→ **AIM OF THE EXERCISE**: Word for word, set down the records and skip each picture.

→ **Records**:
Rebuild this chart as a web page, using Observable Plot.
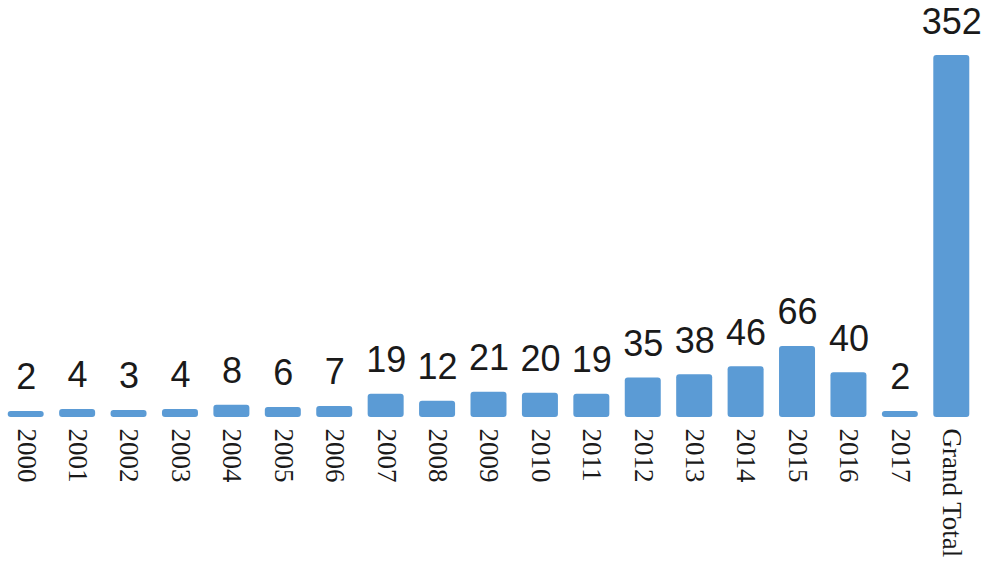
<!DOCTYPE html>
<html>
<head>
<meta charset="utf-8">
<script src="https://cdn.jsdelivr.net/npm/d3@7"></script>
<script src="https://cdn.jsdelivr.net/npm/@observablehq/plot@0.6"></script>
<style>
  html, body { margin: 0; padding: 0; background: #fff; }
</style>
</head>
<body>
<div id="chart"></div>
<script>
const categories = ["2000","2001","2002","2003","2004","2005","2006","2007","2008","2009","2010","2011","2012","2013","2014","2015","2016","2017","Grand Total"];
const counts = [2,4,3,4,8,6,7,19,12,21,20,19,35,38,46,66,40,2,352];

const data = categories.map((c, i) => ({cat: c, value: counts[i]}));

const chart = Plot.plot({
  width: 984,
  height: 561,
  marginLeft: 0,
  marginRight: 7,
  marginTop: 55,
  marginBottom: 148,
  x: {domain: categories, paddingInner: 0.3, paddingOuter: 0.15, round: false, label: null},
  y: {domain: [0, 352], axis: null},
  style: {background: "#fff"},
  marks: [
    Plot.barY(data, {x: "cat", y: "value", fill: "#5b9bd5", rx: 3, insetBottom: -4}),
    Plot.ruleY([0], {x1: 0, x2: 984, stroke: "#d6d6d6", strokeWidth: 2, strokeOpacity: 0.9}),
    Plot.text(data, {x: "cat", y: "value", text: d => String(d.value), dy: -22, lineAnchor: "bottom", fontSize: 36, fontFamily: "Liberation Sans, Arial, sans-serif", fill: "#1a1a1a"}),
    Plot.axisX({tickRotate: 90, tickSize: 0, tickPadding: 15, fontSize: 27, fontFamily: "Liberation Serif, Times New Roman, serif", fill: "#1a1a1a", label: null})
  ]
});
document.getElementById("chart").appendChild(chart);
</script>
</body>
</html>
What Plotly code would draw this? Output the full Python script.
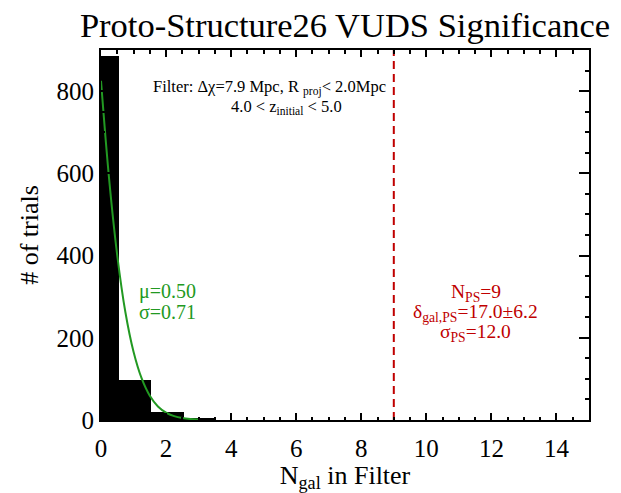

→ **EXERCISE RESPONSE**:
Rebuild this chart as a web page, using Observable Plot.
<!DOCTYPE html>
<html>
<head>
<meta charset="utf-8">
<script src="https://cdn.jsdelivr.net/npm/d3@7"></script>
<script src="https://cdn.jsdelivr.net/npm/@observablehq/plot@0.6"></script>
<style>
  html, body { margin: 0; padding: 0; background: #fff; }
</style>
</head>
<body>
<div id="chart"></div>
<script>
const categories = ["2000","2001","2002","2003","2004","2005","2006","2007","2008","2009","2010","2011","2012","2013","2014","2015","2016","2017","Grand Total"];
const counts = [2,4,3,4,8,6,7,19,12,21,20,19,35,38,46,66,40,2,352];

const data = categories.map((c, i) => ({cat: c, value: counts[i]}));

const chart = Plot.plot({
  width: 984,
  height: 561,
  marginLeft: 0,
  marginRight: 7,
  marginTop: 55,
  marginBottom: 148,
  x: {domain: categories, paddingInner: 0.3, paddingOuter: 0.15, round: false, label: null},
  y: {domain: [0, 352], axis: null},
  style: {background: "#fff"},
  marks: [
    Plot.barY(data, {x: "cat", y: "value", fill: "#5b9bd5", rx: 3, insetBottom: -4}),
    Plot.ruleY([0], {x1: 0, x2: 984, stroke: "#d6d6d6", strokeWidth: 2, strokeOpacity: 0.9}),
    Plot.text(data, {x: "cat", y: "value", text: d => String(d.value), dy: -22, lineAnchor: "bottom", fontSize: 36, fontFamily: "Liberation Sans, Arial, sans-serif", fill: "#1a1a1a"}),
    Plot.axisX({tickRotate: 90, tickSize: 0, tickPadding: 15, fontSize: 27, fontFamily: "Liberation Serif, Times New Roman, serif", fill: "#1a1a1a", label: null})
  ]
});
document.getElementById("chart").appendChild(chart);
</script>
</body>
</html>
What Plotly code would draw this? Output the full Python script.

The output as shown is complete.